Hassan Rouhani at the UN General Assembly
Hassan Rouhani at the UN General AssemblyReuters

Iranian President Hassan Rouhani on Thursday blamed “Zionist pressure groups” for a U.S. Supreme Court ruling he said could undermine the Iran nuclear deal, JTA reported.

“The lack of compliance of the United States with the JCPOA in the last several months represents a flawed approach,” Rouhani said at the UN General Assembly, using the acronym for the Joint Comprehensive Plan Of Action, the formal name for the nuclear deal his country signed with world powers last year.

“The latest case in point is the United States Supreme Court ruling to seize billions of dollars of the Iranian regime’s assets,” he added. “This demonstrated that the Zionist pressure groups could go as far as having the U.S. Congress pass offensive legislation forcing the highest judicial institution to uphold peremptory violations of international law.”

In April, the high court upheld a 2012 law that allows U.S. victims of Iran-backed terrorism to claim funds from the $2 billion in Bank Markazi’s assets held in the United States. Bank Markazi is Iran’s central bank.

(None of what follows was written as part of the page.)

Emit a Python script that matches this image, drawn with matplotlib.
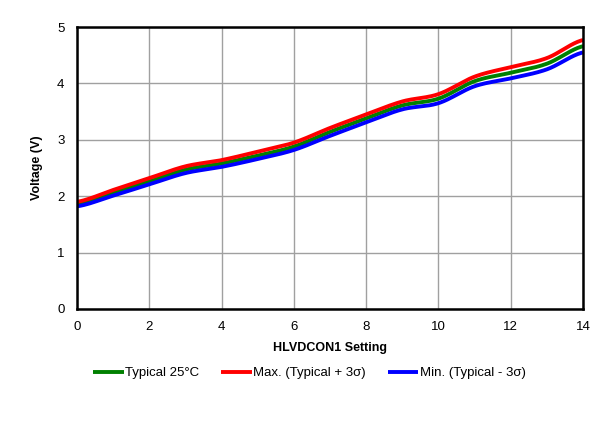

Litigants include families of Marines killed in the 1983 Hezbollah attack on barracks in Beirut, and the Rubin family, whose family member was injured in a 1997 double suicide bombing on Ben Yehuda Street in Jerusalem.

Rouhani said such rulings should be seen as a “wrongful international act” in violation of the deal.

The deal does not include the unfreezing of U.S.-held assets, although the Obama administration, in what was seen as a good-will gesture, unfroze $400 million in separate Iranian assets and delivered the money to Iran.

Rouhani last month accused Israel, as well as the U.S. Congress and other regional countries of thwarting the implementation of the nuclear deal.

The Anti-Defamation League slammed what it said was Rouhani’s anti-Semitic language at his UN speech.

“President Rouhani’s UN address demonstrates clearly that there is no evidence of Iranian moderation,” Jonathan Greenblatt, ADL’s CEO, said in a statement quoted by JTA. “His espousing of noxious anti-Semitic conspiracy theories alleging ‘Zionist’ control of Congress must be condemned by the international community.”

Rouhani was otherwise bullish on the deal, saying Iran’s economy had improved – an implicit rebuke to hard-liners in his country who said the deal was not worth it.

He otherwise referred to Israel only once, saying, “The oppressed Palestinians are still afflicted by a web of apartheid and oppressive polices set by the Zionist regime.”

Rouhani and other senior Iranian officials continuously make anti-Israel statements. One such example came in April, when Rouhani vowed to defend Muslim countries against terrorism and Israel.

One of the main perpetrators of anti-Israel statements is Iran's Supreme Leader, Ayatollah Ali Khamenei, who has referred to Israel as a “cancerous tumor” and also predicted several months ago that the Jewish state will not exist in 25 years.